General Pic Question

[richb]

Hi

Before I start I must point out that I come from a CS background and electronics is very new to me. Hopefully this question isn't too stupid, but I have google’d, and the results haven’t satisfied me.

I'm looking at using a PIC16F84 chip to activate an opto-isolator to switch an external device, don't want to use a relay.

My question is, when I set for example port RA0 to Ouput and I send '1' the port is driven high, does this mean i'm outputting the 'VDD' voltage on the RA0 line. Same for when I send '0', am I just grounding the Pin.

If someone could explain the Input/Output concept or point me to some information it would be greatly appreciated.

Thanks

Rich

 

[eng1]

When the output of the port is high, the voltage is not exactly Vdd; it is
Vdd-0.7 V (min). When the output is low, the voltage is 0.6 (max). This parameters are named Voh and Vol in the data sheet.

 

[richb]

ok that makes sence.

What i am confused about is what is going on in this diagram then:-

https://hansmi.ch/download/hardware/wrap-powercontrol/schema.png

I assume then that P0 and P1 are both set to input and when set to '0' are grounding (pulling down) the LED's and optoisolator. Am i correct in saying this ?

 

[Nigel Goodwin]

That isn't a PIC, so it's not a very good example - but assuming it was, P0 and P1 would be set as outputs, set high to turn the LED's (and opto-couplers) OFF, and set low to turn then both ON.

 

[richb]

Thanks.

So I assume then that for this circuit attached, set HIGH would turn the LED's and opto-couplers on and set LOW would turn them off ?
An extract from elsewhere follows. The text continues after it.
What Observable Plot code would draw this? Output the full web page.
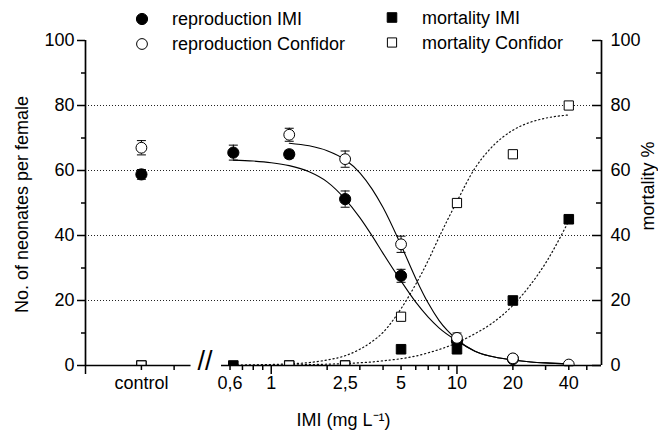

I'm just checking just encase it doesn't work like this

Sorry for the visio diagram, really need some other software.

Thanks

 

[Mike - K8LH]

That should work with a couple qualifiers;

(1) You probably should have current limiting resistors in series with each LED and optocoupler.
(2) PIC I/O pins can sink a little more current than they can source and I suspect that's one of the reasons 'sink' switching to ground is used more often than 'source' switching.

Good luck. Mike

 

[rockin_rick]

Yes, but you need those current limiting resistors so that you do not exceed the PIC's max current out per pin/port spec and so you don't blow the LEDs.

FWIW - A lot of circuits work 'backwards' and use their I/O to ground the circuit (sink) rather than use their I/O to provide the +V (source) because a lot of devices can sink more current than they can source. That PCF8574, for example, can only source (at max) 300uA, while it can sink (typ) 25mA.

Rick

 

[rockin_rick]

Oops, Mike beat me to it while I was digging in the PCF datasheet!

Rick

 

[eng1]

If you use the PIC16F84, as you said in your first message, then you can't use a 3.3V power supply. You need 5 V.

 

[Nigel Goodwin]

If you use the PIC16F84, as you said in your first message, then you can't use a 3.3V power supply. You need 5 V.

Nobody should be looking at using a 16F84 in the 21st century!, it's long time replacement the 16F628 is available in an LF version!.